The lucrative, but dubious, business of treating sex addiction
By/ Irina Ivanova/ MoneyWatch/ October 31, 2017, 10:29 AM
Last Updated Oct 31, 2017 11:17 AM EDTHere are three things to know about sex addiction. First, a growing body of research suggests compulsive sexual behavior affects between 3 and 6 percent of the U.S. population. Second, celebrities who often blame the condition for sexual improprieties probably don't have it, therapists say. Third, it doesn't feature much in the medical literature, making it hard to track and leaving the growing network of sex addiction treatment centers in a medical gray area lacking the formal clinical protocols found with more standard diagnoses.

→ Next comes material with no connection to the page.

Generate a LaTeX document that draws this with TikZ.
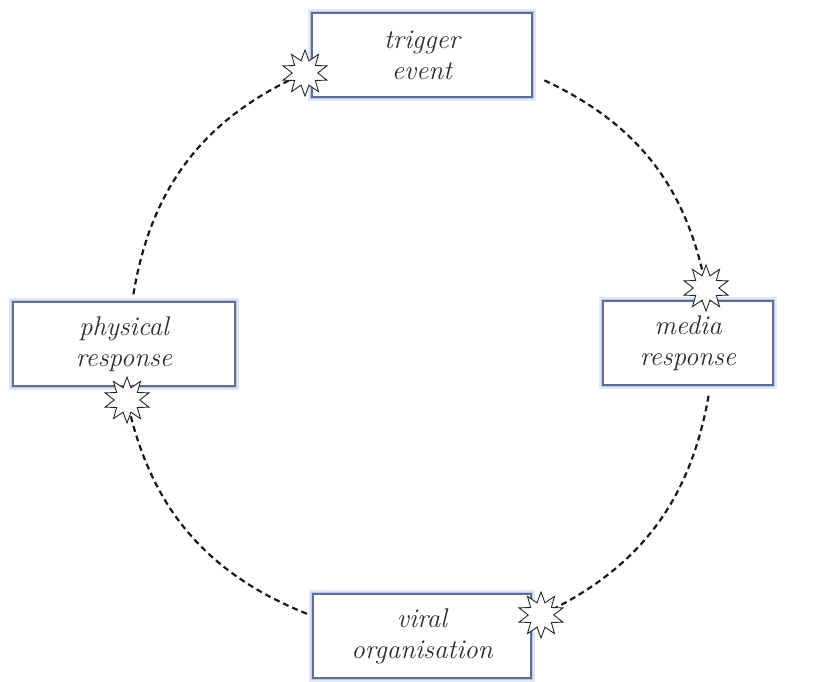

To the last point, there is debate over whether the condition qualifies as an addiction. No reference to sex addiction or compulsive sexual behavior appears in the Diagnostic and Statistical Manual of Mental Disorders (DSM), considered the definitive guide to mental health disorders. That makes diagnosing and treating it especially difficult—and makes it doubly challenging to tell legitimate practitioners from quacks.
Since it was first described in the 1980s, sex addiction has come to be defined as a condition where people lose control around sex or use it as a way to distance themselves from their lives, akin to gambling or drinking. Despite the growing consensus that sex addiction is an actual clinical disorder, however, there is still a debate within the medical community over whether it's real.